══ MATERIAL TO PROCESS ══

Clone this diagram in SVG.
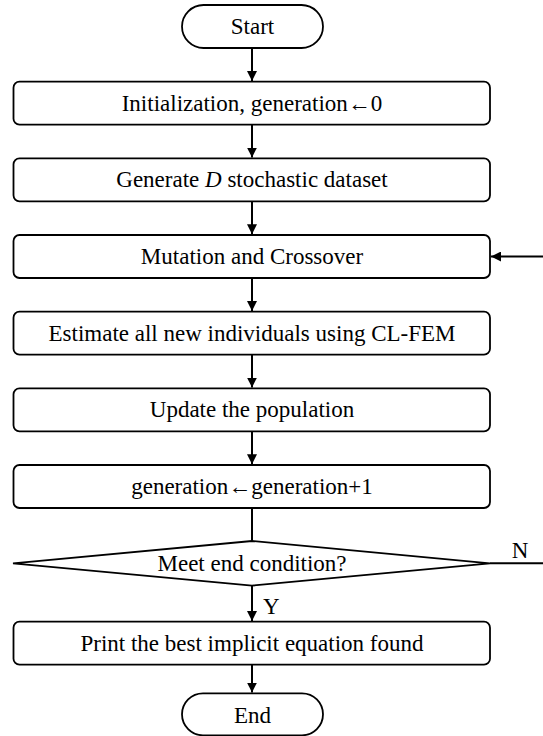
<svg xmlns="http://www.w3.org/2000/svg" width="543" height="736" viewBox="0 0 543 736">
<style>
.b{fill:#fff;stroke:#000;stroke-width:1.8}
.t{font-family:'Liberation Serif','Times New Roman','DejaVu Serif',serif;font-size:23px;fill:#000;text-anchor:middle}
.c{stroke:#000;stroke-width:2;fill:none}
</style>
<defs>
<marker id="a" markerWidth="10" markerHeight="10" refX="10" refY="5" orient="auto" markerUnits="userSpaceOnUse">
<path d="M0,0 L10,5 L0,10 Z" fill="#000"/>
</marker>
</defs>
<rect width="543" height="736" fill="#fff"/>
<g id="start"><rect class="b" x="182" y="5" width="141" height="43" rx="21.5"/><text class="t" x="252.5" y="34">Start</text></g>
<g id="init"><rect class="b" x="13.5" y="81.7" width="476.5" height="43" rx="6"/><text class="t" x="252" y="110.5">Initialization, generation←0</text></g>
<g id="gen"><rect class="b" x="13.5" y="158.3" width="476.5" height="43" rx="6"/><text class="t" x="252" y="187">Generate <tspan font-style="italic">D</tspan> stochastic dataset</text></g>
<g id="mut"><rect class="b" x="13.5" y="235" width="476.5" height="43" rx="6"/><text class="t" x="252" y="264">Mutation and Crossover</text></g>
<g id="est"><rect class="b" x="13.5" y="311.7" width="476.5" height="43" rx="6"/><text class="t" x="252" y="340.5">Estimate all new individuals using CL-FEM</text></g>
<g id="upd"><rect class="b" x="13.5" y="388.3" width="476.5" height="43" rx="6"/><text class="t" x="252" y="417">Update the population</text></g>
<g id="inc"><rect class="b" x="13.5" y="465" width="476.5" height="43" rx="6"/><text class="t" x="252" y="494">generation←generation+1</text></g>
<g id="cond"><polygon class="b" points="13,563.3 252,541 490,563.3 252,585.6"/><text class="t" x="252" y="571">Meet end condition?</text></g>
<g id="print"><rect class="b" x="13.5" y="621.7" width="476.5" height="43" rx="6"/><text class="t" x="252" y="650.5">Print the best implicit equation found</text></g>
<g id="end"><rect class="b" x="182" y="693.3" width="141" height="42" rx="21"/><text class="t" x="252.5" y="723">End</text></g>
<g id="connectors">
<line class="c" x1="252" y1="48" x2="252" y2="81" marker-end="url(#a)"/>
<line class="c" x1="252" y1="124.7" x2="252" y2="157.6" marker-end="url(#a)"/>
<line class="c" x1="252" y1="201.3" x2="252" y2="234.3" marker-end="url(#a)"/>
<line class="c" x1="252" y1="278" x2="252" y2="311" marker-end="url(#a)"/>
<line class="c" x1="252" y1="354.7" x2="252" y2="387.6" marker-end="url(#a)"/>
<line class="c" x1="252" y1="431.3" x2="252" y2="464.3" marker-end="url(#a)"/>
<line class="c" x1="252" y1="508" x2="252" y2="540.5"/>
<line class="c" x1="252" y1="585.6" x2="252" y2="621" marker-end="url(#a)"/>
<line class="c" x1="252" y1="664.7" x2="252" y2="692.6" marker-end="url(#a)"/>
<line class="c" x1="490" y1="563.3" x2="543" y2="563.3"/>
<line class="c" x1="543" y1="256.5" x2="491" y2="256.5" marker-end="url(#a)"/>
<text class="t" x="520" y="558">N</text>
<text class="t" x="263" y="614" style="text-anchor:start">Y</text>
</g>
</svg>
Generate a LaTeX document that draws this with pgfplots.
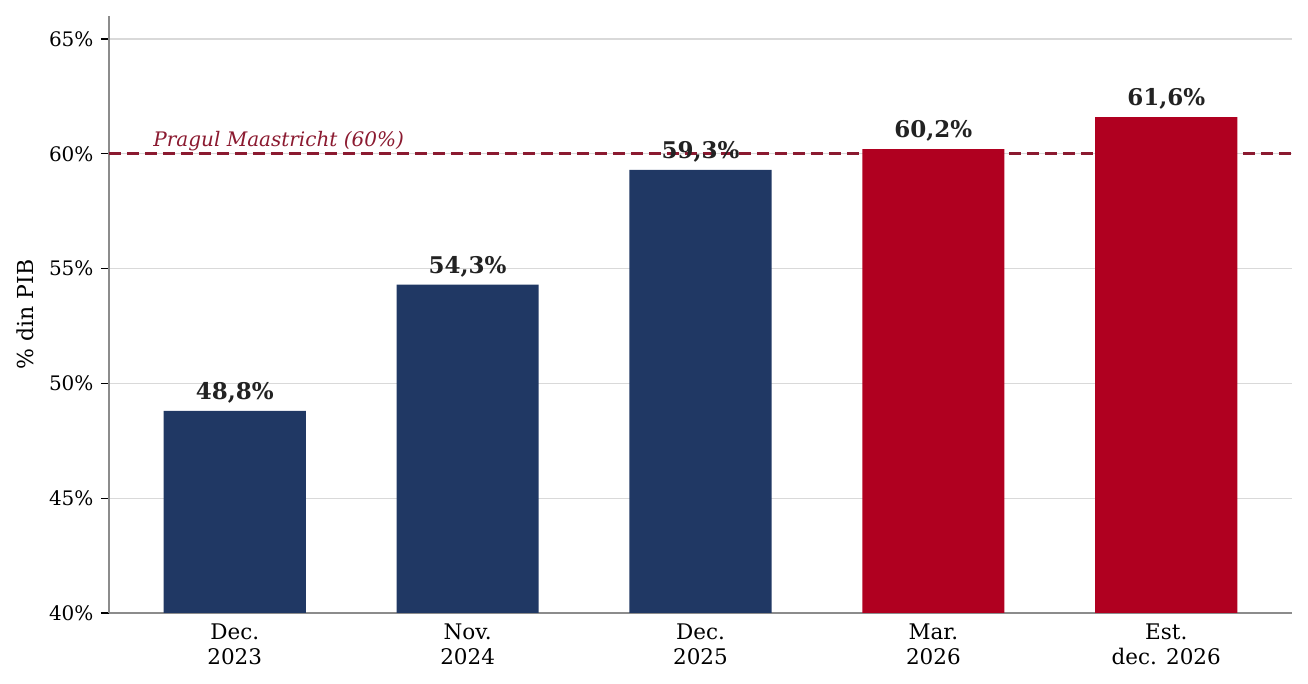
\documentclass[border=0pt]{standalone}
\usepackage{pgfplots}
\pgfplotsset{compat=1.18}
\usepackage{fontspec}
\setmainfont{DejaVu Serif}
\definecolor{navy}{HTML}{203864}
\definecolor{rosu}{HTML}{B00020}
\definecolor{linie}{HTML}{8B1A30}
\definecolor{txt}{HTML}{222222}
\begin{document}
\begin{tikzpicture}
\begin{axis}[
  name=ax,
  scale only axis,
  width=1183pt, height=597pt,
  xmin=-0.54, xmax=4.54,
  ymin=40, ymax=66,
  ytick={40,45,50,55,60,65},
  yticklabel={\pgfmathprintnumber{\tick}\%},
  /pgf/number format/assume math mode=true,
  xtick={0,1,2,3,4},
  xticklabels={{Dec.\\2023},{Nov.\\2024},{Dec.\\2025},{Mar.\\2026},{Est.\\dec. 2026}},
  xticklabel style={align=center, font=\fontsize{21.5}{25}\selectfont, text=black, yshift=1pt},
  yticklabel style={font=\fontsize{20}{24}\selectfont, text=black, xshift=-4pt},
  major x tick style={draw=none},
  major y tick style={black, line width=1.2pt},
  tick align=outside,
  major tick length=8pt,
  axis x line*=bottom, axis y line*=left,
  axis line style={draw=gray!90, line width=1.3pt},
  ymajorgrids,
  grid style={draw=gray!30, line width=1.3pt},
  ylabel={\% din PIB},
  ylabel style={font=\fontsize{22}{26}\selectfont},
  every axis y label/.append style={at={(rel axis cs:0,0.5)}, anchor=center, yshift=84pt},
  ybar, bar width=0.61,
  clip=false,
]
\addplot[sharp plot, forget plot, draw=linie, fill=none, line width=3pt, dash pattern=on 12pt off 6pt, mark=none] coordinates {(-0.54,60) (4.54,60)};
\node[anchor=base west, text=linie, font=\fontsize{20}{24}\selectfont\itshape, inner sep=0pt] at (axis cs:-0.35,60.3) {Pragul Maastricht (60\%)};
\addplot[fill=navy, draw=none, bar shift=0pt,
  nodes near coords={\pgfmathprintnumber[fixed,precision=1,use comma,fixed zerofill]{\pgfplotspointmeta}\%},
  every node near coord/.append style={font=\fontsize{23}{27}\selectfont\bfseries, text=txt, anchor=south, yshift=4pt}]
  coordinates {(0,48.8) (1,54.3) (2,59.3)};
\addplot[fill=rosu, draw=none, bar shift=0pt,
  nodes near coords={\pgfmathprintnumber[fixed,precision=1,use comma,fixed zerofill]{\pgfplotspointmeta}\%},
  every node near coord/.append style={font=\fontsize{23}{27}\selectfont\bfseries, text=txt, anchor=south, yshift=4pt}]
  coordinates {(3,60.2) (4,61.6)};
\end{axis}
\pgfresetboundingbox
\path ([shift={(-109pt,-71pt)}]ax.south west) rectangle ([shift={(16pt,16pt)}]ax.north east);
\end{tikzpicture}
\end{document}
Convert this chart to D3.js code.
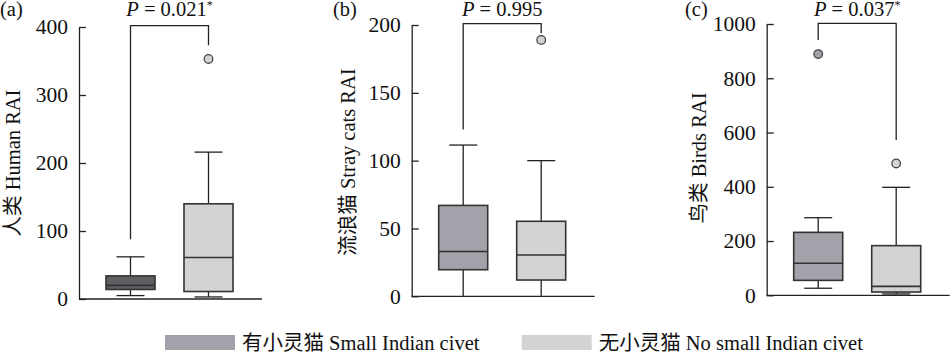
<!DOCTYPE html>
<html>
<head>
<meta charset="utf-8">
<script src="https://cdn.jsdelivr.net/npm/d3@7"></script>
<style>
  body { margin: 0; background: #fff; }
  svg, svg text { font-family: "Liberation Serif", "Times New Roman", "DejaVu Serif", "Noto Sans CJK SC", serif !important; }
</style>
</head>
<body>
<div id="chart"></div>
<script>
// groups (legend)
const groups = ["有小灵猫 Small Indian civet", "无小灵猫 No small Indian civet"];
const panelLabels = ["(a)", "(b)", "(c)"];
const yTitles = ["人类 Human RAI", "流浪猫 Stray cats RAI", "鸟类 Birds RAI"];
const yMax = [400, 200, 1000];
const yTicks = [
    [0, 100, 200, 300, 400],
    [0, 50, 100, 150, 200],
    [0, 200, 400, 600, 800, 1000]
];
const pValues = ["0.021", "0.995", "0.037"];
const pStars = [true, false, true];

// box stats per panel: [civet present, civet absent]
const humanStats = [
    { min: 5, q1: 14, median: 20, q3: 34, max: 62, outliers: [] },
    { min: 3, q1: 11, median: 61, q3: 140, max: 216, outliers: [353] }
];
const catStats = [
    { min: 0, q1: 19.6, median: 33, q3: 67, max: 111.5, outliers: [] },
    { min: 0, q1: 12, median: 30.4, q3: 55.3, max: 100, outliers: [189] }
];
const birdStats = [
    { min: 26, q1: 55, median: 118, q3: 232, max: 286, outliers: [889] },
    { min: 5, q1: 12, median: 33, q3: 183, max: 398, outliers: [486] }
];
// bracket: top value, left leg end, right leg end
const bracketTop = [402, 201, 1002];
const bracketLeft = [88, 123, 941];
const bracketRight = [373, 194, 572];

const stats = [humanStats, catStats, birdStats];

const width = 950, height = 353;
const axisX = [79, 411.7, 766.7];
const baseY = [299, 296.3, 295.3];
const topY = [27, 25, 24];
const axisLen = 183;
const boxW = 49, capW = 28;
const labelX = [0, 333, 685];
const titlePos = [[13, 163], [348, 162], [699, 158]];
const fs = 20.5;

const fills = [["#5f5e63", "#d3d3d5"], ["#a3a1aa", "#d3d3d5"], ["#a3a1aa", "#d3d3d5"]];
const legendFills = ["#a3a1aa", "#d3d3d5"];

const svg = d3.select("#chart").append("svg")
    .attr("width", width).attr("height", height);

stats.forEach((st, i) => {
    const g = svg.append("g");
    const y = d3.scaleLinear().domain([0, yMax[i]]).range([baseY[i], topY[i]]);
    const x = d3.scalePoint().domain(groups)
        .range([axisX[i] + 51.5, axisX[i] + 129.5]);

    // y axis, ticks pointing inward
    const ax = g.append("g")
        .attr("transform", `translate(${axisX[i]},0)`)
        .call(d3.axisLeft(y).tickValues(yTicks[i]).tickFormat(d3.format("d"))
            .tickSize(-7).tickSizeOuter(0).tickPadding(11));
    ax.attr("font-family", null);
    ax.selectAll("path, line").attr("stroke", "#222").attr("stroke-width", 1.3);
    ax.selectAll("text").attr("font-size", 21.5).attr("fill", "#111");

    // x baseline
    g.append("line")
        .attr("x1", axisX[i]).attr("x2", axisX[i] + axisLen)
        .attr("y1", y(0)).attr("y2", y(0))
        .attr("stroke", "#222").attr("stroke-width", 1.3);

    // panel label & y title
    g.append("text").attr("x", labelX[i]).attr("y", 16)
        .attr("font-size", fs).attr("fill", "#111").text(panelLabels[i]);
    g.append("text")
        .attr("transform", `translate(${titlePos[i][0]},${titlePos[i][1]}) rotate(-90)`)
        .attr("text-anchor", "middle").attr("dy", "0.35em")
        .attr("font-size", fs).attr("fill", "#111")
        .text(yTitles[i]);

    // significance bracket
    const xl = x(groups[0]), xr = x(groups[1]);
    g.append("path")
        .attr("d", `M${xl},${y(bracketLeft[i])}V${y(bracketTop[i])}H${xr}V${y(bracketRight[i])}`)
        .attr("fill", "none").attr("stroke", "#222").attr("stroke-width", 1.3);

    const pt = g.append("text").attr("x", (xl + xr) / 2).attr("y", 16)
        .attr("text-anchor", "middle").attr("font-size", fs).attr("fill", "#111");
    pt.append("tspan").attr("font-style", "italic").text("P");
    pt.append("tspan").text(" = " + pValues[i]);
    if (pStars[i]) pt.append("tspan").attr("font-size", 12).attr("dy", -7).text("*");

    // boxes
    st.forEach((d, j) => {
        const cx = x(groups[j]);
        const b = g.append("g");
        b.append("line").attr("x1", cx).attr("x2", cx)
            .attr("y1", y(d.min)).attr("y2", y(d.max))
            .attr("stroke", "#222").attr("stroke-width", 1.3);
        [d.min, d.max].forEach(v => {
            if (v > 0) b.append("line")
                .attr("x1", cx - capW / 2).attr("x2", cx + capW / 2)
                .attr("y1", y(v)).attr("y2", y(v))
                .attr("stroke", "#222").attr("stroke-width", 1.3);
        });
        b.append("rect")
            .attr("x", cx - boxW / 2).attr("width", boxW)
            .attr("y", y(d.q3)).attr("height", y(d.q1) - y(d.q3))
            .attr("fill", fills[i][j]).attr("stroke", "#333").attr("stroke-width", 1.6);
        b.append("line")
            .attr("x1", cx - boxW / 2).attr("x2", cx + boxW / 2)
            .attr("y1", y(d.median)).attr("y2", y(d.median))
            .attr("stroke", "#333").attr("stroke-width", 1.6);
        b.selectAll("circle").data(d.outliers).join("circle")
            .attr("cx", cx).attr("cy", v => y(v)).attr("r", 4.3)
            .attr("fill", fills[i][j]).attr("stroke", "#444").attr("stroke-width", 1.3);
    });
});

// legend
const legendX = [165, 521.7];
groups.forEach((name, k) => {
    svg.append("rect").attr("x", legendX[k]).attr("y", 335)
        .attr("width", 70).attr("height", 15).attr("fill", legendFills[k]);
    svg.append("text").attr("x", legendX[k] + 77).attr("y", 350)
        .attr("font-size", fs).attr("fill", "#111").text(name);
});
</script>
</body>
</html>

═══

__WRITTEN EXERCISE__
Copy every line of the listing that includes the string "chart".

__SOLUTION TO THE PROBLEM__
Convert this chart to D3.js code.
<div id="chart"></div>
const svg = d3.select("#chart").append("svg")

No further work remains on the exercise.